Na opinião do padre Carrón, o modo como o Papa dá a sua resposta pessoal a essa crise baseia-se na consciência de que a infinita sede de justiça do coração humano só pode ser saciada em Cristo e por Cristo. O senhor concorda com essa visão?
Sim, concordo. Acho que o padre Carrón analisou a questão com extrema precisão e captou a essência da maneira como o Papa enfrentou a crise.
Enfim, Carrón sublinha que o Santo Padre identificou a tentativa “de separar Cristo da Igreja, porque ela estaria por demais suja para poder contê-lo” como o maior perigo que devemos superar na abordagem dessa crise, perigo que padre Carrón define como “a tentação protestante”. Como isso tudo se harmoniza com a sua experiência?
Bem, acabamos de celebrar o Domingo da Misericórdia: Cristo ressuscitado retorna para reunir os dispersos, para curar as feridas do pecado, para garantir-nos a misericórdia de Deus e para nos doar aquela esperança que pode ser o fundamento sobre o qual podemos começar a reconstrução, depois dos eventos catastróficos ocorridos em nossas vidas.
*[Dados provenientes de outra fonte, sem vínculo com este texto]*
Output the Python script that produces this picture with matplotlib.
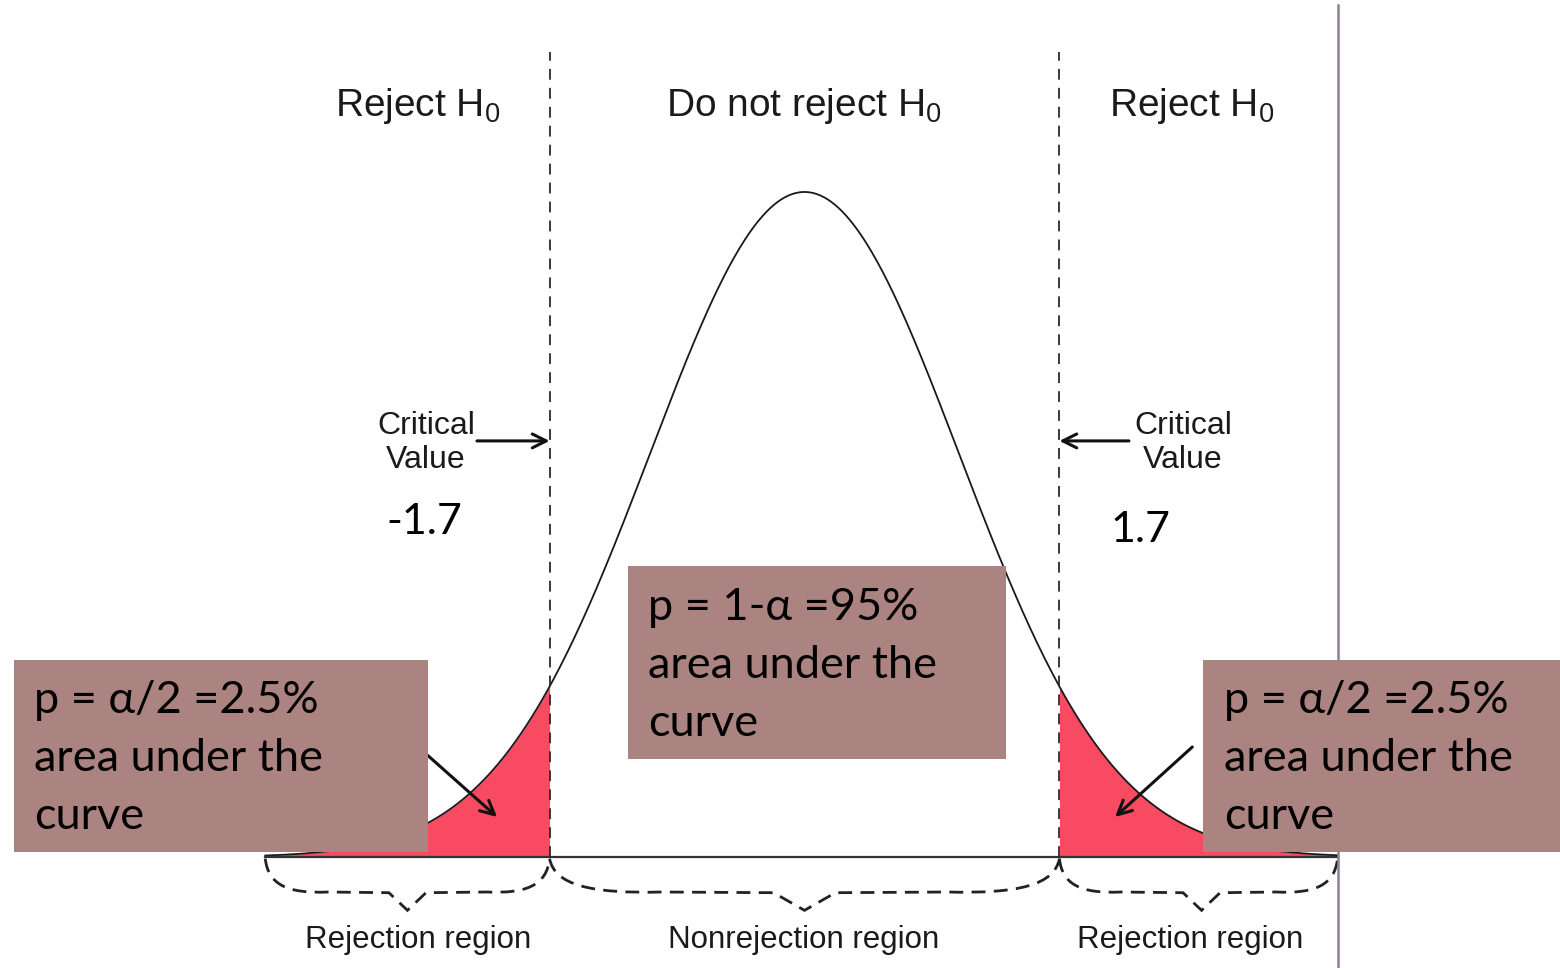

Em Boston, já se pode notar um... – não sei como defini-lo – uma espécie de movimento, por assim dizer, nessa direção, como se as pessoas estivessem começando a “redescobrir o infinito amor de Cristo por cada um [deles]”, sendo Ele o único capaz de curar as feridas causadas por essa situação. O senhor também percebe esse movimento?
Sim, e olha que me encontrei com centenas de vítimas. Durante a Semana Santa, pude me encontrar com algumas vítimas que, inclusive, já se reconciliaram amplamente com a Igreja e encontraram, em sua dor, a misericórdia e a força de Deus. A coisa triste, porém, é que toda vez que esse problema vem à tona, para muitos isso “re-vitimiza” as pessoas. É esse o aspecto mais triste. Por isso, toda vez que o assunto ressurge devemos entendê-lo como uma ocasião para reforçar o nosso empenho em favor do processo de cura e continuar a garantir às pessoas que a segurança dos seus filhos é de importância primária para nós, que fazemos parte da Igreja católica.